Choose the distance measure
Depending on whether or not all your vector embeddings are normalized, you can determine which distance measure to use to find the distance measure. A normalized vector embedding has a magnitude (length) of exactly 1.0.
In addition, if you know which distance measure your model was trained with, use that distance measure to compute the distance between your vector embeddings.
Normalized data
If you have a dataset where all vector embeddings are normalized, then all three
distance measures provide the same semantic search results. In essence, although each
distance measure returns a different value, those values sort the same way. When
embeddings are normalized, dot_product is usually the most computationally
efficient, but the difference is negligible in most cases.
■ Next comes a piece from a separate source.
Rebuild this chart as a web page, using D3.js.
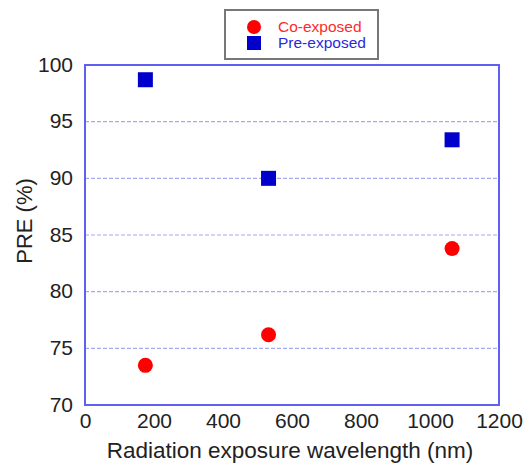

However, if your
application is highly performance sensitive, dot_product might help with
performance tuning.
Non-normalized data
If you have a dataset where vector embeddings aren't normalized,
then it's not mathematically correct to use dot_product as a distance
measure because dot product doesn't measure distance. Depending
on how the embeddings were generated and what type of search is preferred,
either the cosine or euclidean distance measure produces
search results that are subjectively better than the other distance measures.
Experimentation with either cosine or euclidean might
be necessary to determine which is best for your use case.
Unsure if data is normalized or non-normalized
If you're unsure whether or not your data is normalized and you want to use
dot_product, we recommend that you use cosine instead.
cosine is like dot_product with normalization built in.
Distance measured using cosine ranges from 0 to 2. A result
that is close to 0 indicates the vectors are very similar.
Limit the results
You can limit the number of documents returned by the query by setting the limit field.
Node.js
const results = await db.pipeline()
.collection("cities")
.findNearest({
field: 'embedding',
vectorValue: vector([1.5, 2.345]),
distanceMeasure: 'euclidean',
limit: 10,
})
.execute();
Retrieving the Calculated Vector Distance
You can retrieve the calculated vector distance by assigning a
distance_field output property name on the find_nearest stage, as shown in
the following example:
As an example, for the following collection:
Node.js
await db.collection('cities').doc('SF').set({name: 'San Francisco', embedding: vector([1.0, -1.0])});
await db.collection('cities').doc('TO').set({name: 'Toronto', embedding: vector([5.0, -10.0])});
await db.collection('cities').doc('AT').set({name: 'Atlantis', embedding: vector([2.0, -4.0])});
Perform a vector search with a requested output distance_field:
Node.js
const results = await db.pipeline()
.collection("cities")
.findNearest({
field: 'embedding',
vectorValue: vector([1.3, 2.345]),
distanceMeasure: 'euclidean',
distanceField: 'computedDistance',
})
.execute();
Which produces the following documents:
{name: 'San Francisco', embedding: vector([1.0, -1.0]), computedDistance: 3.3584259705999178},
{name: 'Atlantis', embedding: vector([2.0, -4.0]), computedDistance: 6.383496299051172},
{name: 'Toronto', embedding: vector([5.0, -10.0]), computedDistance: 12.887553103673328}
Limitations
As you work with vector embeddings, note the following limitation:
- The maximum supported embedding dimension is 2048. To store larger indexes, use dimensionality reduction.